Now, I’m not saying the gatorade habits of some Little Leaguers are the reason we have devastating storms, but we can’t ignore the fact that they are related. After Superstorm Sandy, I read and listened to all different sources talking about how we’re pushing our boundaries with land use and the ever rising tides. I am nowhere near qualified to speak about these things with authority, so know that I am not implying any of these catastrophes could have been totally avoided. I do think that to say we can do nothing also seems wrong. My opinion (and the reason for all our reusable water bottles) is that what we can do is start small and be diligent about what we do.
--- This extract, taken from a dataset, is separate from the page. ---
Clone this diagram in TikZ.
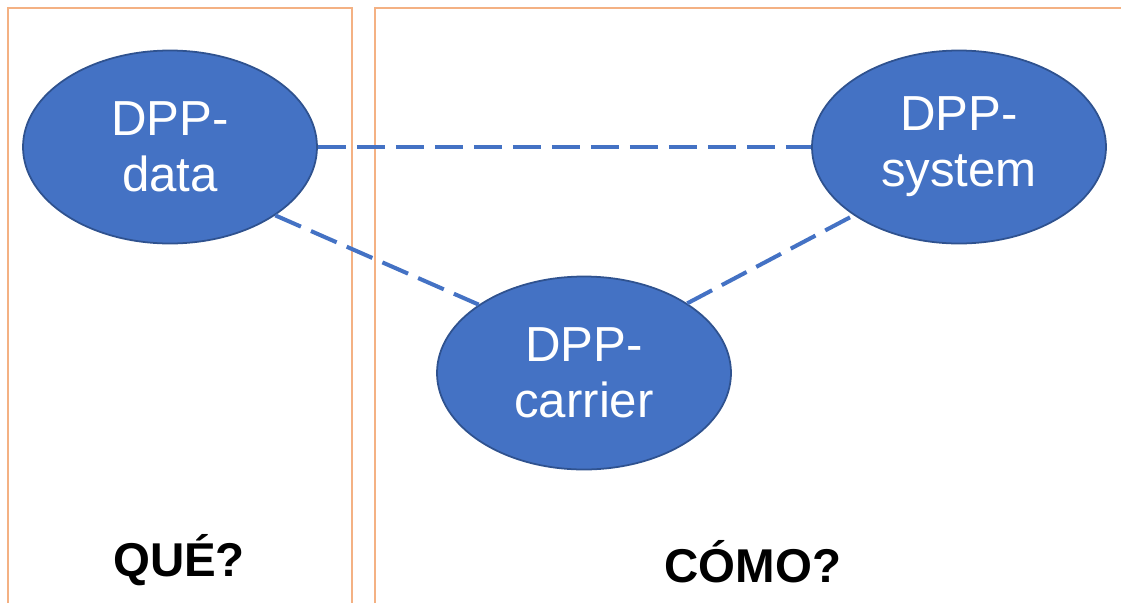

Here is the problem, kids aren’t born making the small connections. They are given big, often grand presentations at least one day a year on taking care of their planet. They may even trek out to do a park or beach clean up now and then. But, that doesn’t mean much in their day to day. Kids need daily models and reminders of how to live responsibly. They need to understand that their litter means something in the bigger picture and therefore they should think before they drop that plastic trash on the ball field. I would love it if they thought before they even grabbed for a plastic bottle but let me not get ahead of myself.
My point in all this rambling, is that I think as parents we sometimes take for granted what our kids know. We just assume they’ll pick up after themselves and not dirty the earth. They won’t. I work with a wonderful group of high school kids who I would whole-heartedly endorse as kind and thoughtful. To see the filth that is left in their wake after a Monday night meeting would tell a different story.
Kids, of all ages it seems, need reminders that they are part of a bigger picture. Their small actions add up. Whether it’s littering, starting a rumour or standing silently beside a bully, kids need to know that their actions matter, no matter how insignificant they may seem. It is our job to tell them.